Exploring With A Camera is one of my favorite online photo challenges. This month the topic to explore is diagonal lines. Kat Sloma, the hostess for this challenge, has posted a great article about this topic here.  Here are some examples from my own archives that show how diagonal lines influence how you look at a photo.  

This picnic table has the most obvious diagonal lines of any image I’ve taken this year.  The spaces between the boards create the primary diagonal, which we think of as going down hill, from the upper left corner to the lower right.  The line of nails appear to us as going uphill, from the lower left to the upper right…and this is called the secondary diagonal.  

If you can imagine a line from the back end of the truck to the front bumper you’ll see that primary diagonal again. 
These mailboxes are a good example of the secondary diagonal, created by those long lines between the boxes and the other parts. The eye is drawn to that open box and then beyond.  

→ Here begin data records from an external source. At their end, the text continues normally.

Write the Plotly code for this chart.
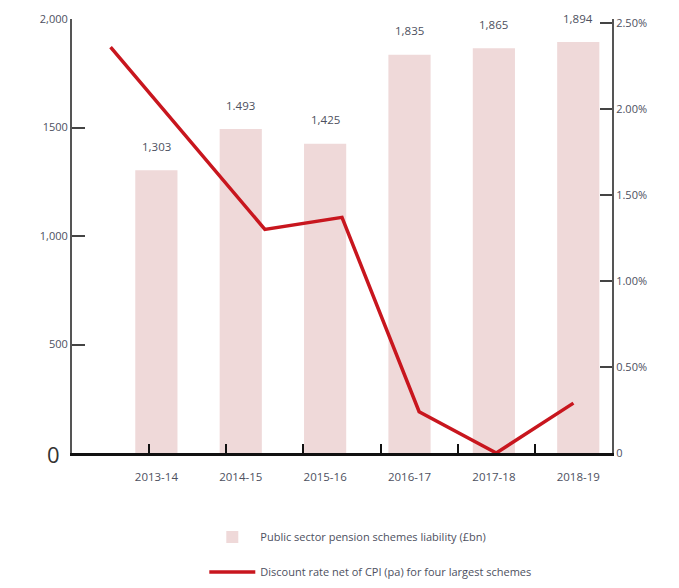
import plotly.graph_objects as go

# ---- data ----
periods = ["2013-14", "2014-15", "2015-16", "2016-17", "2017-18", "2018-19"]
liability_bn = [1303, 1493, 1425, 1835, 1865, 1894]
liability_labels = ["1,303", "1.493", "1,425", "1,835", "1,865", "1,894"]
discount_rate_pct = [2.36, 1.30, 1.37, 0.24, 0.0, 0.29]

left_tickvals = [0, 500, 1000, 1500, 2000]
left_ticktext = ["0", "500", "1,000", "1500", "2,000"]
right_tickvals = [0, 0.5, 1.0, 1.5, 2.0, 2.5]
right_ticktext = ["0", "0.50%", "1.00%", "1.50%", "2.00%", "2.50%"]

bar_name = "Public sector pension schemes liability (£bn)"
line_name = "Discount rate net of CPI (pa) for four largest schemes"

# line is drawn on a 7-slot grid (one empty slot after the first point)
line_slots = [periods[0], " "] + periods[1:]

FONT = "Open Sans"
TXT = "#4d5060"
BAR = "#efd9d9"
RED = "#c8161e"

fig = go.Figure()
fig.add_trace(go.Bar(
    x=periods, y=liability_bn, name=bar_name, legendgroup="a",
    marker=dict(color=BAR, line=dict(width=0)),
    xaxis="x", yaxis="y",
))
fig.add_trace(go.Scatter(
    x=periods, y=discount_rate_pct, name=line_name, mode="lines", legendgroup="b",
    line=dict(color=RED, width=3.5),
    xaxis="x2", yaxis="y2",
))

for p, v, t in zip(periods, liability_bn, liability_labels):
    fig.add_annotation(x=p, y=v, xref="x", yref="y", text=t, showarrow=False,
                       yshift=24, font=dict(family=FONT, size=11.5, color=TXT))

fig.update_layout(
    width=671, height=580,
    margin=dict(l=64, r=67, t=11, b=135, autoexpand=False),
    paper_bgcolor="white", plot_bgcolor="white",
    bargap=0.5,
    font=dict(family=FONT, color=TXT, size=11),
    xaxis=dict(
        type="category", categoryorder="array", categoryarray=periods,
        range=[-1.0, 5.4], showgrid=False, zeroline=False, showline=False,
        ticks="", tickfont=dict(size=11.5, color=TXT), ticklabelstandoff=15,
        automargin=False,
    ),
    xaxis2=dict(
        type="category", categoryorder="array", categoryarray=line_slots,
        range=[-0.5, 6.5], overlaying="x", side="bottom", anchor="y",
        showgrid=False, zeroline=False, showline=True, linecolor="#111111",
        linewidth=2.5, ticks="inside", tickson="boundaries", ticklen=9,
        tickwidth=1.5, tickcolor="#111111", showticklabels=False,
        automargin=False,
    ),
    yaxis=dict(
        range=[0, 2000], tickvals=left_tickvals,
        ticktext=[" "] + left_ticktext[1:],
        showgrid=False, zeroline=False, showline=True, linecolor="#555555",
        linewidth=2, ticks="inside", ticklen=13, tickwidth=1.5,
        tickcolor="#444444", tickfont=dict(size=11, color=TXT),
        automargin=False,
    ),
    yaxis2=dict(
        range=[0, 2.523], overlaying="y", side="right", anchor="x",
        tickvals=right_tickvals, ticktext=right_ticktext,
        showgrid=False, zeroline=False, showline=True, linecolor="#555555",
        linewidth=2, ticks="inside", ticklen=12, tickwidth=1.5,
        tickcolor="#444444", tickfont=dict(size=11, color=TXT),
        automargin=False,
    ),
    showlegend=True,
    legend=dict(
        x=0.245, y=-0.16, xanchor="left", yanchor="top",
        orientation="v", tracegroupgap=16, itemwidth=46,
        font=dict(family=FONT, size=11, color=TXT),
        bgcolor="rgba(0,0,0,0)",
    ),
)

# larger "0" on the left axis
fig.add_annotation(x=0, y=0, xref="paper", yref="y", text=left_ticktext[0],
                   showarrow=False, xanchor="right", xshift=-10, yshift=-1,
                   font=dict(family=FONT, size=22, color="#333333"))

fig.write_html("out.html")
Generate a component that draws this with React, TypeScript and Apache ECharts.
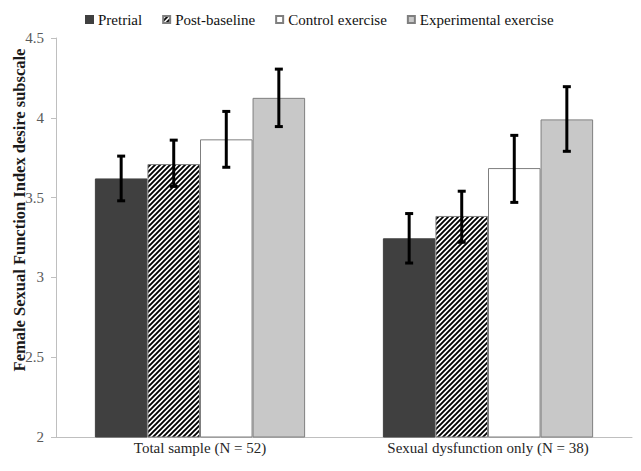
import React, { useEffect, useRef } from "react";
import * as echarts from "echarts";

const categories = ["Total sample (N = 52)", "Sexual dysfunction only (N = 38)"];
const seriesNames = ["Pretrial", "Post-baseline", "Control exercise", "Experimental exercise"];
const pretrial = [3.62, 3.245];
const postBaseline = [3.71, 3.385];
const controlExercise = [3.865, 3.685];
const experimentalExercise = [4.125, 3.99];
const errLow = [
  [3.48, 3.09],
  [3.57, 3.22],
  [3.69, 3.47],
  [3.945, 3.79],
];
const errHigh = [
  [3.76, 3.4],
  [3.86, 3.54],
  [4.04, 3.89],
  [4.305, 4.195],
];
const yMin = 2;
const yMax = 4.5;
const yStep = 0.5;
const yTitle = "Female Sexual Function Index desire subscale";

const GAP = 0.27;
const FONT = "Liberation Serif";

function makeHatch() {
  const s = 5;
  const c = document.createElement("canvas");
  c.width = s;
  c.height = s;
  const ctx = c.getContext("2d")!;
  ctx.fillStyle = "#ffffff";
  ctx.fillRect(0, 0, s, s);
  ctx.strokeStyle = "#000000";
  ctx.lineWidth = 1.9;
  ctx.beginPath();
  ctx.moveTo(-1, s + 1);
  ctx.lineTo(s + 1, -1);
  ctx.moveTo(-2, 2);
  ctx.lineTo(2, -2);
  ctx.moveTo(s - 2, s + 2);
  ctx.lineTo(s + 2, s - 2);
  ctx.stroke();
  return c;
}

export default function App() {
  const ref = useRef<HTMLDivElement>(null);
  useEffect(() => {
    if (!ref.current) return;
    document.body.style.margin = "0";
    const chart = echarts.init(ref.current, null, { renderer: "svg" });
    const values = [pretrial, postBaseline, controlExercise, experimentalExercise];
    const hatch = makeHatch();
    const styles = [
      { color: "#404040", borderColor: "#404040", borderWidth: 1 },
      {
        color: { image: hatch, repeat: "repeat" },
        borderColor: "#7f7f7f",
        borderWidth: 1,
      },
      { color: "#ffffff", borderColor: "#7f7f7f", borderWidth: 1 },
      { color: "#c8c8c8", borderColor: "#7f7f7f", borderWidth: 1 },
    ];
    const errData: number[][] = [];
    for (let s = 0; s < 4; s++) {
      for (let c = 0; c < categories.length; c++) {
        errData.push([c, errLow[s][c], errHigh[s][c], s]);
      }
    }
    const series: any[] = values.map((v, i) => ({
      name: seriesNames[i],
      type: "bar",
      data: v,
      barGap: "0%",
      barCategoryGap: GAP * 100 + "%",
      itemStyle: styles[i],
    }));
    series.push({
      type: "custom",
      data: errData,
      encode: { x: 0, y: [1, 2] },
      z: 10,
      renderItem: (params: any, api: any) => {
        const c = api.value(0);
        const lo = api.value(1);
        const hi = api.value(2);
        const s = api.value(3);
        const catW = api.size([1, 0])[0];
        const barW = (catW * (1 - GAP)) / 4;
        const pLo = api.coord([c, lo]);
        const pHi = api.coord([c, hi]);
        const x = pLo[0] + (s - 1.5) * barW;
        const st = { stroke: "#000", lineWidth: 3 };
        const cap = 4;
        return {
          type: "group",
          children: [
            { type: "line", shape: { x1: x, y1: pLo[1], x2: x, y2: pHi[1] }, style: st },
            { type: "line", shape: { x1: x - cap, y1: pLo[1], x2: x + cap, y2: pLo[1] }, style: st },
            { type: "line", shape: { x1: x - cap, y1: pHi[1], x2: x + cap, y2: pHi[1] }, style: st },
          ],
        };
      },
    });
    chart.setOption({
      animation: false,
      textStyle: { fontFamily: FONT },
      legend: {
        data: seriesNames,
        left: 80,
        top: 7,
        icon: "rect",
        itemWidth: 7,
        itemHeight: 7,
        itemGap: 20,
        textStyle: { fontFamily: FONT, fontSize: 15, color: "#111111" },
      },
      grid: { left: 56, right: 9, top: 38, bottom: 34 },
      xAxis: {
        type: "category",
        data: categories,
        axisLine: { lineStyle: { color: "#bfbfbf", width: 1 } },
        axisTick: { show: false },
        axisLabel: { fontFamily: FONT, fontSize: 15, color: "#262626", margin: 3 },
      },
      yAxis: {
        type: "value",
        min: yMin,
        max: yMax,
        interval: yStep,
        axisLine: { show: true, lineStyle: { color: "#bfbfbf", width: 1 } },
        axisTick: { show: true, length: 5, lineStyle: { color: "#bfbfbf" } },
        splitLine: { show: false },
        axisLabel: { fontFamily: FONT, fontSize: 15, color: "#595959", margin: 12 },
      },
      graphic: [
        {
          type: "text",
          x: 19,
          y: 210,
          rotation: Math.PI / 2,
          style: {
            text: yTitle,
            fontFamily: FONT,
            fontSize: 16.5,
            fontWeight: "bold",
            fill: "#1a1a1a",
            align: "center",
            verticalAlign: "middle",
          },
        },
      ],
      series,
    });
    return () => chart.dispose();
  }, []);
  return <div ref={ref} style={{ width: 641, height: 471 }} />;
}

This cute little owl made of recycled trash is perched at that secondary diagonal because of how I held the camera.  There are other diagonals in this image, too, and that is what can make a photo more interesting.  

There is a diagonal created by the clouds in this landscape image, as well as by the land in the foreground and farther back.  

This sculpture at the Dayton Art Institute shows different diagonal lines, as does the tree in the background.  

There is so much more to diagonal lines in photos than what I have mentioned here.  Please hop on over to Kat’s website and enjoy what she has shared.  If you have not participated in these Exploring With A Camera topics, give it some thought. It’s open to everyone. 

11 Replies to “Exploring Diagonal Lines”

  1. Lovely shots, really like the truck shot – & love the repetition of the post boxes. And that sculpture is amazing, both the lines & the reflection.

  2. Great examples of diagonals! I like how you gave each one some thought on what was happening for the diagonals, and how it worked for the image. I like that you also called out the implied diagonal in the truck that your perspective created, showing it doesn't always have to be an explicit line that moves our eye through the photo. Thanks so much for sharing this thoughtful post in Exploring with a Camera! I always love seeing what you come up with. đŸ™‚

  3. Diagonals are great fun, aren't they? Love your perspective on the truck. That mailbox shot and the metal sculpture are two of my favorites of your recent work – the point-of-view on both really leads the eye into the shots, moving along those diagonal lines.

  4. I enjoyed seeing your wonderful examples of diagonals, Deb. That shot of the mailboxes is terrific — just love it! Exploring with a Camera is a great way to learn more about photography, isn't it? Thanks for sharing!

  5. I absolutely love the mailboxes. I see them every time I'm in that building, but have nevery really "looked" at them as you have shown them in this photo. Great job!

  6. I love your examples of diagonals. That simple picnic table is an excellent example of uphill and downhill diagonals.That mailbox shot is another great capture of diagonals thanks to the angle of your camera. My favourite capture has to be the last one showing a double diagonal and a lovely reflection as well. That one really draws me in and you had such a perfect sky when you took this shot. Great job!

  7. Wow! Those are great. I especially love the truck and mailboxes. They look so cool and the diagonals are really making the picture even more interesting.

  8. A simply wonderful set of shots. I am in love with the image of the truck, and, oh, those mailboxes. I'm wishing I had thought of this angle, when I shot some similar ones not so long ago!